In a screw gauge,the fifth division of the circular scale coincides with the reference line when the ratchet is closed. There are $50$ divisions on the circular scale,and the main scale moves by $0.5 \, mm$ on a complete rotation. For a particular observation,the reading on the main scale is $5 \, mm$ and the $20^{th}$ division of the circular scale coincides with the reference line. Calculate the true reading in $mm$.

$A$ screw gauge gives the following reading when used to measure the diameter of a wire.
Main scale reading : $0 \ mm$
Circular scale reading : $52 \ divisions$
Given that $1 \ mm$ on the main scale corresponds to $100$ divisions of the circular scale.
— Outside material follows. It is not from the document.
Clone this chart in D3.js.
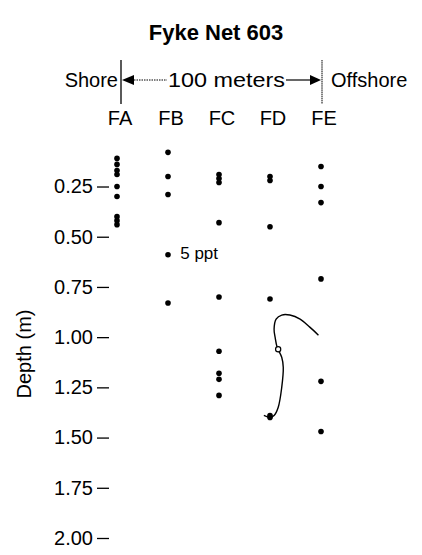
<!DOCTYPE html>
<html>
<head>
<meta charset="utf-8">
<script src="https://cdn.jsdelivr.net/npm/d3@7"></script>
<style>
  body { margin: 0; background: #fff; }
  svg { font-family: "Liberation Sans", Arial, sans-serif; }
</style>
</head>
<body>
<svg id="chart" width="422" height="555"></svg>
<script>
// stations along the transect
var columns = ["FA", "FB", "FC", "FD", "FE"];

// depths (m) of each sample, per station
var depthFA = [0.11, 0.14, 0.17, 0.19, 0.25, 0.30, 0.40, 0.42, 0.44];
var depthFB = [0.08, 0.20, 0.29, 0.59, 0.83];
var depthFC = [0.19, 0.21, 0.23, 0.43, 0.80, 1.07, 1.18, 1.21, 1.29];
var depthFD = [0.20, 0.22, 0.45, 0.81, 1.39, 1.40];
var depthFE = [0.15, 0.25, 0.33, 0.71, 1.22, 1.47];

// 5 ppt isohaline (x in station units, FA = 0)
var isoX = [3.95, 3.78, 3.59, 3.39, 3.23, 3.12, 3.08, 3.10, 3.14, 3.23, 3.26, 3.23, 3.16, 3.08, 3.00, 2.88];
var isoDepth = [0.99, 0.95, 0.91, 0.89, 0.89, 0.91, 0.96, 1.00, 1.05, 1.10, 1.15, 1.25, 1.35, 1.39, 1.40, 1.39];
var openPoint = [3.16, 1.06];

var yTicks = [0.25, 0.50, 0.75, 1.00, 1.25, 1.50, 1.75, 2.00];

var svg = d3.select("#chart");

var x = d3.scaleLinear().domain([0, 4]).range([117, 321]);
var y = d3.scaleLinear().domain([0, 2]).range([136.3, 538]);

var fs = "20px";

// title
svg.append("text")
  .attr("x", 216).attr("y", 40)
  .attr("text-anchor", "middle")
  .style("font-size", "22px").style("font-weight", "bold")
  .text("Fyke Net 603");

// header: shore / offshore arrows
var hy = 80;
var xL = x(0) + 4, xR = x(4) + 1;
svg.append("line").attr("x1", xL).attr("x2", xL).attr("y1", 60).attr("y2", 104).attr("stroke", "#000").attr("stroke-width", 1.3);
svg.append("line").attr("x1", xR).attr("x2", xR).attr("y1", 60).attr("y2", 104).attr("stroke", "#000").attr("stroke-width", 1).attr("stroke-dasharray", "1.5,0.6");
svg.append("path").attr("d", "M" + (xL + 1) + "," + hy + "L" + (xL + 13) + "," + (hy - 5) + "L" + (xL + 13) + "," + (hy + 5) + "Z");
svg.append("line").attr("x1", xL + 13).attr("x2", 167).attr("y1", hy).attr("y2", hy).attr("stroke", "#000").attr("stroke-width", 1).attr("stroke-dasharray", "1.5,1");
svg.append("path").attr("d", "M" + (xR - 1) + "," + hy + "L" + (xR - 12) + "," + (hy - 5) + "L" + (xR - 12) + "," + (hy + 5) + "Z");
svg.append("line").attr("x1", 286).attr("x2", xR - 12).attr("y1", hy).attr("y2", hy).attr("stroke", "#000").attr("stroke-width", 1.2);
svg.append("text").attr("x", xL - 3).attr("y", hy + 7).attr("text-anchor", "end").style("font-size", fs).text("Shore");
svg.append("text").attr("x", 331).attr("y", hy + 7).style("font-size", fs).text("Offshore");
svg.append("text").attr("x", 168).attr("y", hy + 7).attr("textLength", 117).attr("lengthAdjust", "spacingAndGlyphs")
  .style("font-size", fs).text("100 meters");

// station labels
svg.selectAll(".col")
  .data(columns)
  .enter().append("text")
  .attr("class", "col")
  .attr("x", (d, i) => x(i) + 3)
  .attr("y", 125)
  .attr("text-anchor", "middle")
  .style("font-size", fs)
  .text(d => d);

// y axis
var yAxis = d3.axisLeft(y)
  .tickValues(yTicks)
  .tickFormat(d3.format(".2f"))
  .tickSize(12)
  .tickPadding(4);
var ga = svg.append("g").attr("transform", "translate(109,0)").call(yAxis);
ga.select(".domain").remove();
ga.selectAll("text").style("font-size", fs).style("font-family", "Liberation Sans, Arial, sans-serif");
ga.selectAll("line").attr("stroke-width", 1.3);

svg.append("text")
  .attr("transform", "translate(31,354)rotate(-90)")
  .attr("text-anchor", "middle")
  .style("font-size", fs)
  .text("Depth (m)");

// sample points
var samples = [depthFA, depthFB, depthFC, depthFD, depthFE];
samples.forEach((depths, i) => {
  svg.selectAll(".pt" + i)
    .data(depths)
    .enter().append("circle")
    .attr("class", "pt" + i)
    .attr("cx", x(i))
    .attr("cy", d => y(d))
    .attr("r", 2.8)
    .attr("fill", "#000");
});

// isohaline
var line = d3.line()
  .x(d => x(d[0]))
  .y(d => y(d[1]))
  .curve(d3.curveCatmullRom);
svg.append("path")
  .datum(d3.zip(isoX, isoDepth))
  .attr("d", line)
  .attr("fill", "none")
  .attr("stroke", "#000")
  .attr("stroke-width", 1.4);

svg.append("circle")
  .attr("cx", x(openPoint[0]))
  .attr("cy", y(openPoint[1]))
  .attr("r", 2.6)
  .attr("fill", "#fff")
  .attr("stroke", "#000")
  .attr("stroke-width", 1.2);

svg.append("text")
  .attr("x", x(1.24))
  .attr("y", y(0.585) + 5)
  .style("font-size", "17px")
  .text("5 ppt");
</script>
</body>
</html>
The diameter of the wire from the above data is: (in $cm$)

The least count of a vernier caliper is $\frac{1}{20N} \text{ cm}$. The value of one division on the main scale is $1 \text{ mm}$. Then the number of divisions of the main scale that coincide with $N$ divisions of the vernier scale is:

When both jaws of vernier callipers touch each other,the zero mark of the vernier scale is to the right of the zero mark of the main scale,and the $4^{\text{th}}$ mark on the vernier scale coincides with a certain mark on the main scale. While measuring the length of a cylinder,the observer observes $15$ divisions on the main scale and the $5^{\text{th}}$ division of the vernier scale coincides with a main scale division. The measured length of the cylinder is . . . . . . $mm$. (Least count of Vernier calliper $= 0.1 \ mm$)

The vernier constant of Vernier callipers is $0.1 \,mm$ and it has zero error of $(-0.05) \,cm$. While measuring the diameter of a sphere,the main scale reading is $1.7 \,cm$ and the coinciding vernier division is $5$. The corrected diameter will be ........... $\times 10^{-2} \,cm$.